Ayatollah Khamenei, 83, had surgery sometime last week for bowel obstruction after suffering extreme stomach pains and high fever, one of the people said. The four people, two of whom are based in Iran, including one who has close ties with the country’s Revolutionary Guards, requested anonymity for discussing a sensitive issue like Ayatollah Khamenei’s health.
Ayatollah Khamenei underwent the surgery at a clinic set up at his home and office complex and is being monitored around the clock by a team of doctors, the person familiar with the operation said. The ayatollah’s condition was considered critical last week but has improved, and he is currently resting, the person said. His doctors remain concerned that he is too weak to even sit up in bed.

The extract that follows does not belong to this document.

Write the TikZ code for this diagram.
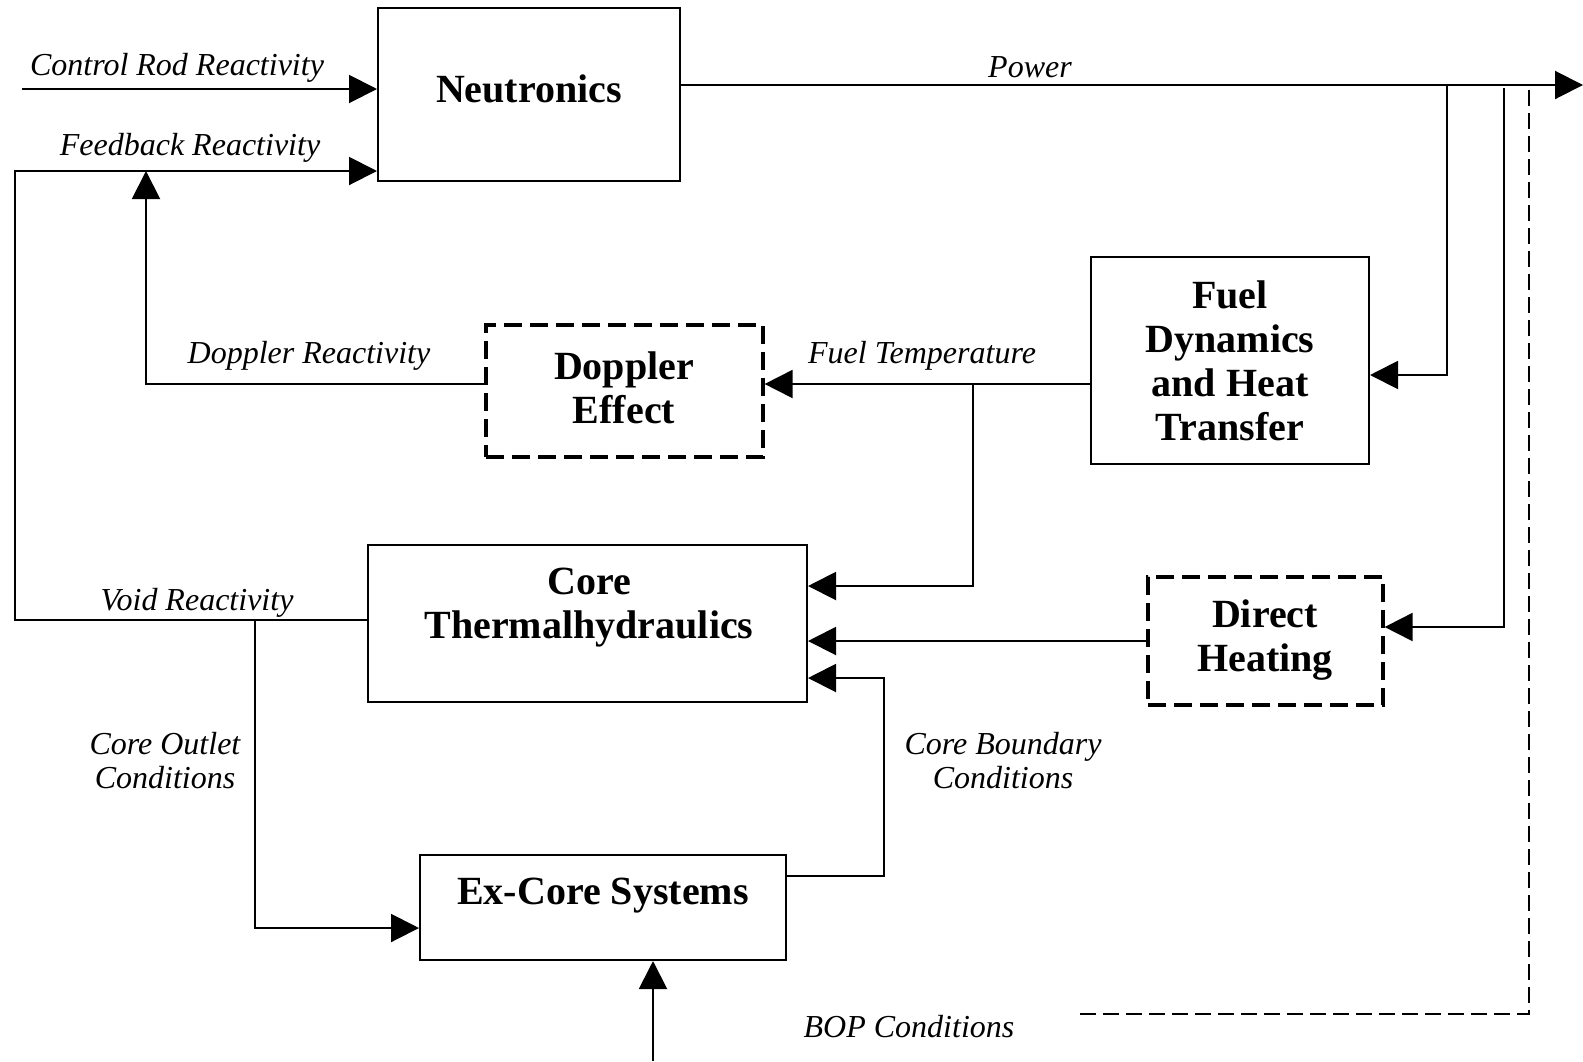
\documentclass[tikz,border=0pt]{standalone}
\usepackage{fontspec}
\setmainfont{Liberation Serif}
\usetikzlibrary{arrows.meta}

\tikzset{
  blk/.style={draw, line width=1pt, inner sep=0pt},
  dblk/.style={draw, line width=1.6pt, dash pattern=on 9pt off 4pt, inner sep=0pt},
  btxt/.style={font=\fontsize{20}{22}\selectfont\bfseries, align=center},
  itxt/.style={font=\fontsize{16}{17}\selectfont\itshape, align=center},
  sig/.style={line width=1pt, -{Triangle[length=14pt,width=14pt]}},
  bopline/.style={line width=1.1pt, dash pattern=on 8pt off 3.5pt},
}

\begin{document}
\begin{tikzpicture}[x=0.5pt, y=-0.5pt]
  \useasboundingbox (0,0) rectangle (1583,1061);

  % blocks
  \node[blk, minimum width=151pt, minimum height=86.5pt] (neut) at (529,94.5) {};
  \node[blk, minimum width=139pt, minimum height=103.5pt] (fuel) at (1230,360.5) {};
  \node[dblk, minimum width=138.5pt, minimum height=66pt] (dopp) at (624.5,391) {};
  \node[blk, minimum width=219.5pt, minimum height=78.5pt] (core) at (587.5,623.5) {};
  \node[dblk, minimum width=117.5pt, minimum height=64pt] (direct) at (1265.5,641) {};
  \node[blk, minimum width=183pt, minimum height=52.5pt] (excore) at (603,907.5) {};

  \node[btxt] (neutlbl) at (529,89) {Neutronics};
  \node[btxt] (fuellbl) at (1230,361) {Fuel\\Dynamics\\and Heat\\Transfer};
  \node[btxt] (dopplbl) at (624,388) {Doppler\\Effect};
  \node[btxt] (corelbl) at (589,608) {Core\\Thermalhydraulics};
  \node[btxt] (directlbl) at (1265,640) {Direct\\Heating};
  \node[btxt] (excorelbl) at (603,896) {Ex-Core Systems};

  % junctions
  \coordinate (crin) at (22,89);
  \coordinate (fbl) at (15,171);
  \coordinate (voidl) at (15,620);
  \coordinate (dopy) at (146,384);
  \coordinate (pwrend) at (1583,85);
  \coordinate (fbr) at (1447,85);
  \coordinate (fuelin) at (1447,375);
  \coordinate (dhtop) at (1504,88);
  \coordinate (dhin) at (1504,627);
  \coordinate (boptop) at (1529,90);
  \coordinate (bopc) at (1529,1014);
  \coordinate (bopl) at (1075,1014);
  \coordinate (fty) at (973,384);
  \coordinate (ftdown) at (973,586);
  \coordinate (cbb) at (884,876);
  \coordinate (cbc) at (884,678);
  \coordinate (cot) at (255,620);
  \coordinate (cob) at (255,928);
  \coordinate (bopin) at (653,1061);

  % connectors
  \draw[sig] (crin) -- (crin -| neut.west);
  \draw[sig] (voidl -| core.west) -- (voidl) -- (fbl) -- (fbl -| neut.west);
  \draw[sig] (dopp.west |- dopy) -- (dopy) -- (dopy |- fbl);
  \draw[sig] (neut.east |- pwrend) -- (pwrend);
  \draw[sig] (fbr) -- (fuelin) -- (fuelin -| fuel.east);
  \draw[sig] (dhtop) -- (dhin) -- (dhin -| direct.east);
  \draw[bopline] (boptop) -- (bopc) -- (bopl);
  \draw[sig] (fuel.west |- fty) -- (dopp.east |- fty);
  \draw[sig] (fty) -- (ftdown) -- (ftdown -| core.east);
  \draw[sig] (direct.west) -- (direct.west -| core.east);
  \draw[sig] (cbb -| excore.east) -- (cbb) -- (cbc) -- (cbc -| core.east);
  \draw[sig] (cot) -- (cob) -- (cob -| excore.west);
  \draw[sig] (bopin) -- (bopin |- excore.south);

  % labels
  \node[itxt] (crlbl) at (177,68) {Control Rod Reactivity};
  \node[itxt] (fblbl) at (190,148) {Feedback Reactivity};
  \node[itxt] (pwrlbl) at (1030,67) {Power};
  \node[itxt] (dreaclbl) at (309,356) {Doppler Reactivity};
  \node[itxt] (ftlbl) at (922,356) {Fuel Temperature};
  \node[itxt] (voidlbl) at (197,603) {Void Reactivity};
  \node[itxt] (colbl) at (165,761) {Core Outlet\\Conditions};
  \node[itxt] (cblbl) at (1003,761) {Core Boundary\\Conditions};
  \node[itxt] (boplbl) at (909,1027) {BOP Conditions};
\end{tikzpicture}
\end{document}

As supreme leader, Ayatollah Khamenei wields huge authority in Iran and would be the final arbiter on issues like the nuclear deal that is currently being negotiated with the United States. A former president of Iran and protégé of Ayatollah Ruhollah Khomeini, the founder of the revolution that led to the creation of the Islamic Republic of Iran in 1979, Ayatollah Khamenei assumed the position of the country’s top religious, political and military authority in 1989.

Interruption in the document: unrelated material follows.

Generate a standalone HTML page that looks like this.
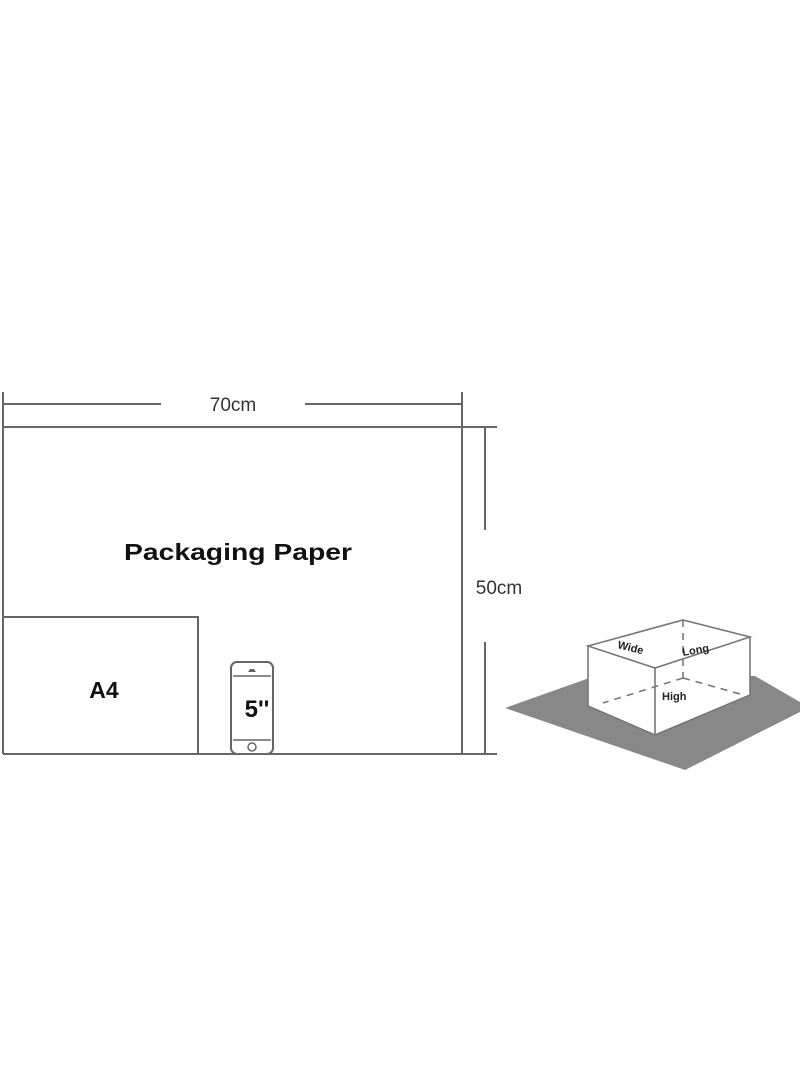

The Tasnim news agency, affiliated with the Revolutionary Guards, posted a brief item on Friday saying that the ayatollah would attend a religious ceremony with university students on Saturday. But it wasn’t clear if it would take place, given his health.
Ayatollah Khamenei traveled to the religious city of Mashhad about two weeks ago to perform a ritual known as dust cleaning at the Imam Reza shrine in Mashhad. He went into a secluded area of the shrine, cleaned it and placed his head on a tombstone in a sign of prayer and submission. A photo of him at the shrine was published by Iranian media.
Ayatollah Khamenei told the people traveling with him that it might be his last time at the shrine, given his age, according to one of the four people, who was familiar with the details of his trip. He got sick soon after arriving back in Tehran, and his situation deteriorated over the past week, the person said.
His office canceled all meetings last week and also an important annual meeting with the Assembly of Experts — the body that will decide his replacement once he dies — on Sept. 6 because he was too ill to sit up, according to four people familiar with his health condition.
A member of the Assembly of Experts, Hashem Hashemzadeh Harissi, told an Iranian newspaper that “in this round, unlike previous rounds, the members of the Assembly of Experts did not meet with the supreme leader” because it would “be a heavy burden on him.”
While Ayatollah Khamenei’s situation prompted some speculation in Iran and among opposition groups outside the country in recent days that he had died, the country’s president, Ebrahim Raisi, traveled to Uzbekistan for a regional security meeting, and analysts said he would probably have canceled his trip if the ayatollah’s life had been in danger. Mr. Raisi is also scheduled to travel to New York for the United Nations General Assembly, where he will be speaking on Wednesday.
Iran usually does not comment publicly on Ayatollah Khamenei’s health. But in 2014, he underwent prostate surgery, and his recovery was widely covered in the official media.
Iran’s United Nations mission in New York said it could not immediately comment without getting approval from Tehran.